Playing wild rivers wild card
SENATOR Fielding’s backflip has angered indigenous leaders.
FAMILY First leader Steve Fielding will leave an unfortunate legacy when his Senate term expires next month. His eleventh-hour change of heart over Tony Abbott’s bill to wind back Queensland’s controversial Wild Rivers laws will almost certainly see the Opposition Leader’s legislation defeated, along with the aspirations of Cape York traditional owners who want real employment opportunities to break the cycle of welfare dependency.
Nobody denies the importance of pristine Cape York rivers and their surrounds, which traditional owners were looking after long before white settlement. But they do not need heavy-handed legislation imposing severe restrictions on any development near the rivers or catchment areas to ensure their environment remains healthy. They desperately need the chance to achieve self-sufficiency.

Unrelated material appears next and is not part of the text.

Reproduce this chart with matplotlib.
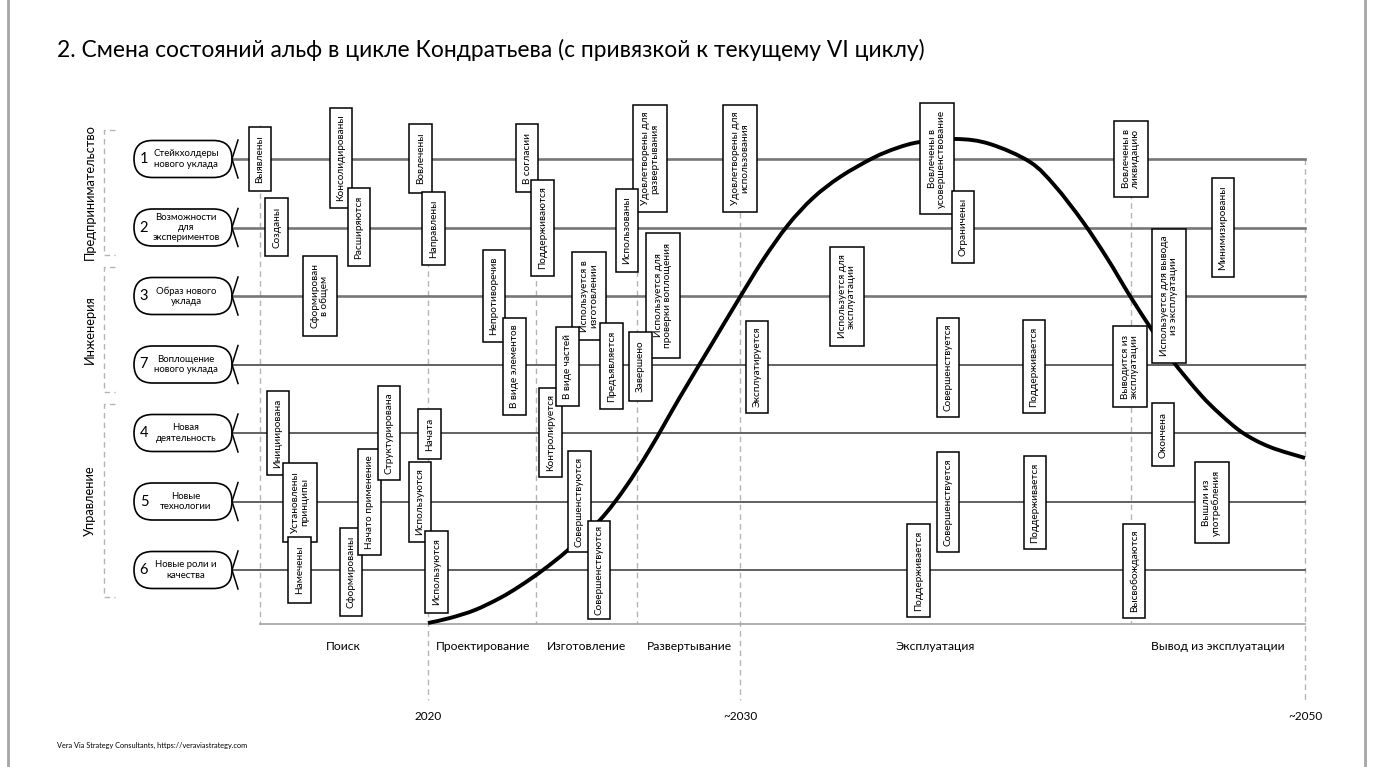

At stake are important projects such as the cultivation of native pongamia trees near the Lockhart River to provide diesel biofuel, an ideal niche industry for the area. A bauxite mine that would have provided more than 1300 jobs for unemployed indigenous people at Pisolite Hills near Weipa on the western Cape has already been scuttled by the Queensland legislation, which was imposed by the Bligh government to appease urban green groups such as the Wilderness Society.

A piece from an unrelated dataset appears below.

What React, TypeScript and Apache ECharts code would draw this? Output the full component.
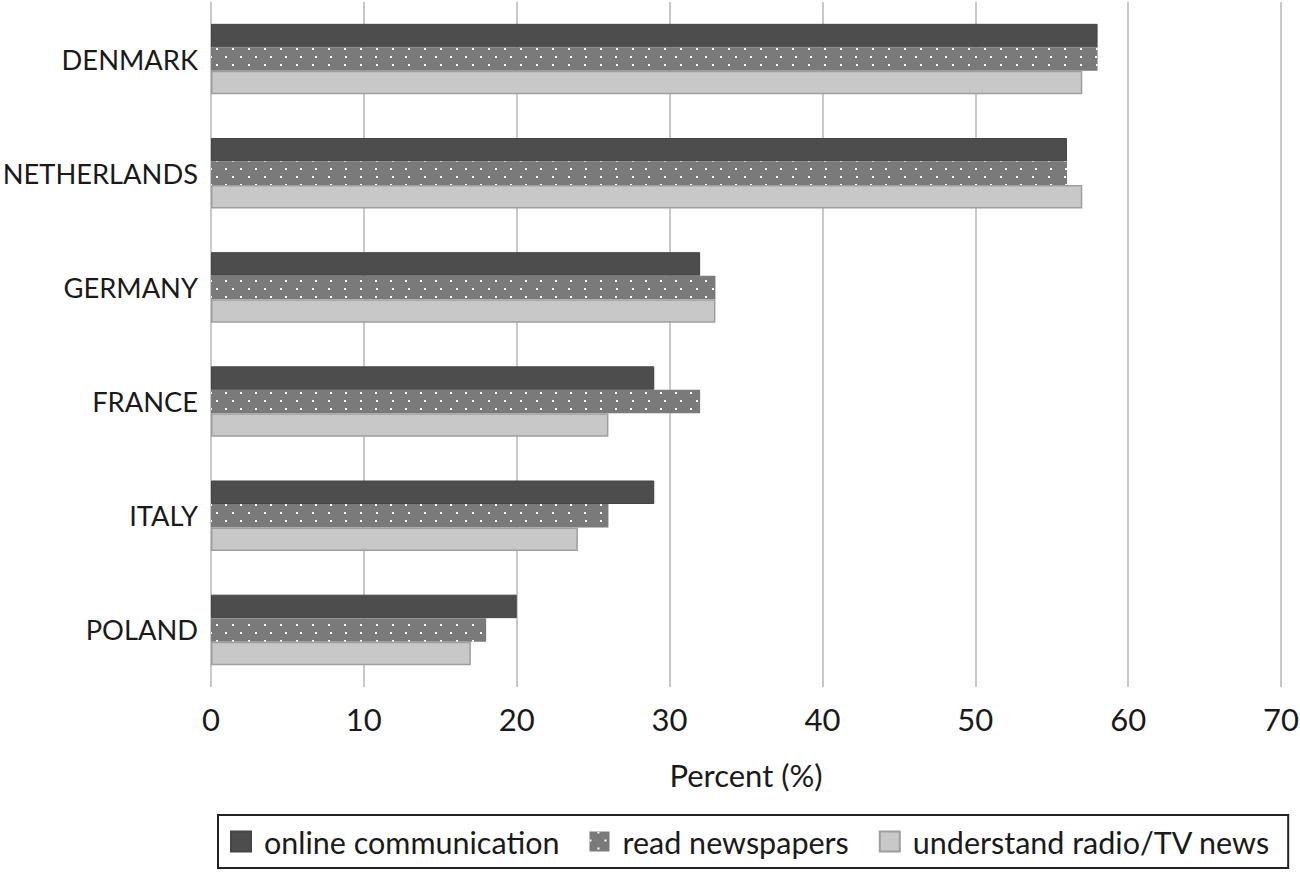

As Cape York Institute director Noel Pearson wrote on Saturday, Senator Fielding travelled to Cape York with Labor senator Mark Furner but did not visit the people most affected by the laws, who live near the Lockhart, Stewart and Archer rivers. The senator rejected an approach to meet representatives of the local communities.
On its website, Family First claims to understand “that most of us have simple yet important aspirations. We want to earn a living doing work we like so we can provide for our families and someday own a home.” In siding with urban, anti-development environmentalists to sink Mr Abbott’s bill, Senator Fielding will ensure that Cape York remains locked up from productive enterprises that would give local people the chance to aspire to the very values Family First purports to uphold.
There is, however, one crumb of comfort from Senator Fielding’s late discovery of the wilderness. It is there that his political career is heading.